Figure 5: PV-DBOW architecture.

For this approach, the input is just the document id. From the id, the algorithm must retrieve a sentence from it. This approach works better when the document consists of a single sentence since there won’t be ambiguity on what words the model must output.

In practice, PV-DM works better, although a combination of both methods works even better, and such a model is what the paper recommends.

## Experiments on financial news

In the following section we are applying both word and document embeddings to Tesla financial news, we won’t consider bags of words this time around.

We have collected news including the keyword “tesla” from a single source, Reuters. The earliest article collected was published on the 11-11-2011, the total amount of articles is 3770. After collecting all the data, we have discarded the parts of each article not mentioning the keyword. This decision was made because the amount of information available is not enough to train a general-purpose Language Model, therefore we must train a specialized model that focuses only on information about the company. The total number of sentences is 13631, or if you spell it backward: 13631, you gotta love palindromic numbers.

### Data Analysis

Exploring the data we discover it has some flaws. For example, one of the lowest returns (-6.17 normalized return) happened on the 13-01-2012 and there wasn’t any news about Tesla the previous days or even during that day or the following day. As a possible explanation is that in 2012 Tesla was not as big of a company as it is today, and news feeds didn’t pay too much attention. This data flaw could be mitigated by aggregating data from several sources.

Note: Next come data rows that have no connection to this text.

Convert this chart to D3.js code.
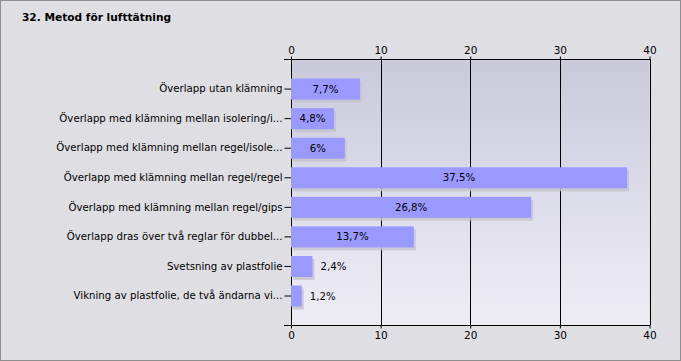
<!DOCTYPE html>
<html><head><meta charset="utf-8">
<script src="https://cdn.jsdelivr.net/npm/d3@7"></script>
<style>body{margin:0;background:#fff}svg{display:block}text{font-family:"DejaVu Sans",Verdana,sans-serif}</style>
</head><body>
<script>
const title = "32. Metod för lufttätning";
const categories = [
  "Överlapp utan klämning",
  "Överlapp med klämning mellan isolering/i...",
  "Överlapp med klämning mellan regel/isole...",
  "Överlapp med klämning mellan regel/regel",
  "Överlapp med klämning mellan regel/gips",
  "Överlapp dras över två reglar för dubbel...",
  "Svetsning av plastfolie",
  "Vikning av plastfolie, de två ändarna vi..."
];
const values = [7.7, 4.8, 6, 37.5, 26.8, 13.7, 2.4, 1.2];
const valueLabels = ["7,7%", "4,8%", "6%", "37,5%", "26,8%", "13,7%", "2,4%", "1,2%"];
const ticks = [0, 10, 20, 30, 40];

const W = 681, H = 361;
const svg = d3.select("body").append("svg").attr("width", W).attr("height", H);
const defs = svg.append("defs");
const grad = defs.append("linearGradient").attr("id","bg").attr("x1",0).attr("y1",0).attr("x2",0).attr("y2",1);
grad.append("stop").attr("offset","0%").attr("stop-color","#cac9db");
grad.append("stop").attr("offset","100%").attr("stop-color","#eeedf6");

svg.append("rect").attr("x",0.5).attr("y",0.5).attr("width",W-1).attr("height",H-1)
  .attr("fill","#dfdee3").attr("stroke","#8e8e8e");

svg.append("text").attr("x",22).attr("y",21).attr("font-size",10.6).attr("font-weight","bold")
  .attr("fill","#000").text(title);

const plotTop = 59, plotBottom = 325;
const x = d3.scaleLinear().domain([0, 40]).range([291, 649.5]);
const y = d3.scaleBand().domain(categories).range([74.3, 310.8]).paddingInner(0.29).paddingOuter(0.145);

svg.append("rect").attr("x", x(0)).attr("y", plotTop).attr("width", x(40)-x(0)).attr("height", plotBottom-plotTop)
  .attr("fill","url(#bg)");

svg.append("g").selectAll("line").data(ticks).join("line")
  .attr("x1", d => Math.round(x(d))+0.5).attr("x2", d => Math.round(x(d))+0.5)
  .attr("y1", plotTop).attr("y2", plotBottom).attr("stroke","#000");

const gTop = svg.append("g").attr("transform",`translate(0,${plotTop+0.5})`).call(d3.axisTop(x).tickValues(ticks).tickSize(3).tickSizeOuter(0));
const gBot = svg.append("g").attr("transform",`translate(0,${plotBottom+0.5})`).call(d3.axisBottom(x).tickValues(ticks).tickSize(3).tickSizeOuter(0));
[gTop, gBot].forEach(g => {
  g.select(".domain").remove();
  g.append("line").attr("x1",284).attr("x2",x(40)+1).attr("y1",0).attr("y2",0).attr("stroke","#000");
  g.selectAll(".tick text").attr("font-size",10.5).attr("fill","#000").attr("font-family","DejaVu Sans, Verdana, sans-serif");
  g.selectAll(".tick line").attr("stroke","#000");
});

const gLeft = svg.append("g").attr("transform",`translate(${Math.round(x(0))+0.5},0)`)
  .call(d3.axisLeft(y).tickSize(7).tickPadding(2).tickSizeOuter(0));
gLeft.select(".domain").remove();
gLeft.selectAll(".tick text").attr("font-size",10.2).attr("fill","#000").attr("font-family","DejaVu Sans, Verdana, sans-serif");
gLeft.selectAll(".tick line").attr("stroke","#000");

const rows = categories.map((c,i)=>({c, v: values[i], l: valueLabels[i]}));
svg.append("g").selectAll("rect").data(rows).join("rect")
  .attr("x", x(0)+2).attr("y", d => y(d.c)+3)
  .attr("width", d => x(d.v)-x(0)).attr("height", y.bandwidth())
  .attr("fill","#c4c3cc").attr("opacity",0.8);
svg.append("g").selectAll("rect").data(rows).join("rect")
  .attr("x", x(0)).attr("y", d => y(d.c))
  .attr("width", d => x(d.v)-x(0)).attr("height", y.bandwidth())
  .attr("fill","#9999ff");

svg.append("g").selectAll("text").data(rows).join("text")
  .attr("x", d => (x(d.v)-x(0) > 35) ? (x(0)+x(d.v))/2 : x(d.v)+8)
  .attr("text-anchor", d => (x(d.v)-x(0) > 35) ? "middle" : "start")
  .attr("y", d => y(d.c)+y.bandwidth()/2).attr("dy","0.35em")
  .attr("font-size",10.2).attr("fill","#000").text(d => d.l);
</script>
</body></html>
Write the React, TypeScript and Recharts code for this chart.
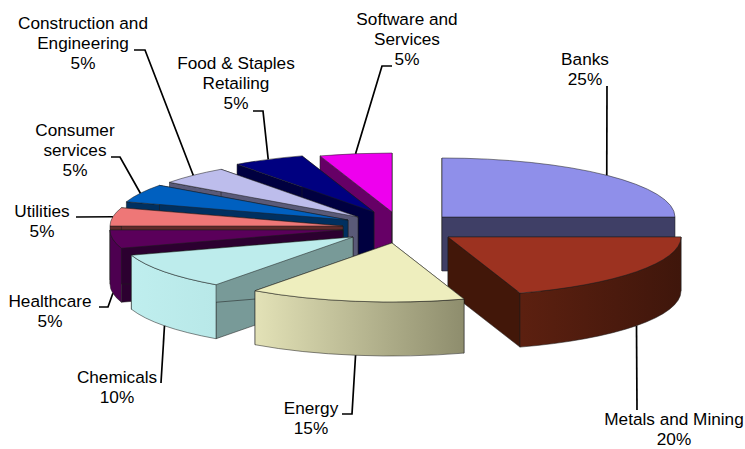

We have decided to compare news from a given day with stock returns from the following day (stock returns from TESLA Inc). This approach is not always valid, we will illustrate this with examples:

On the 5-11-2013 there was a very low return (-4.64 normalized return) and the day before, Tesla appeared on the news with sentences such as ‘Tesla sales and profit forecasts disappoint’, text like that has good predictive power. Another example, this time for a positive return took place on the 8-5-2013 when Tesla had a big upward swing (7.68 normalized return) and the day before, the news was like “Tesla recent fortunes and growth prospects have surprised analysts suppliers and even Tesla executives”. On the other hand, some times, news that could predict a big swing is published the same day as the mentioned swing. As an example, on the 16-7-2013: “… shares of us electric carmaker Tesla Motors Inc tumbled overnight following a target price downgraded by Goldman Sachs Group…”. It seems like Reuters didn’t know this was going to happen as they only published news after the market swing had occurred. Once again, including several data sources could help with this issue.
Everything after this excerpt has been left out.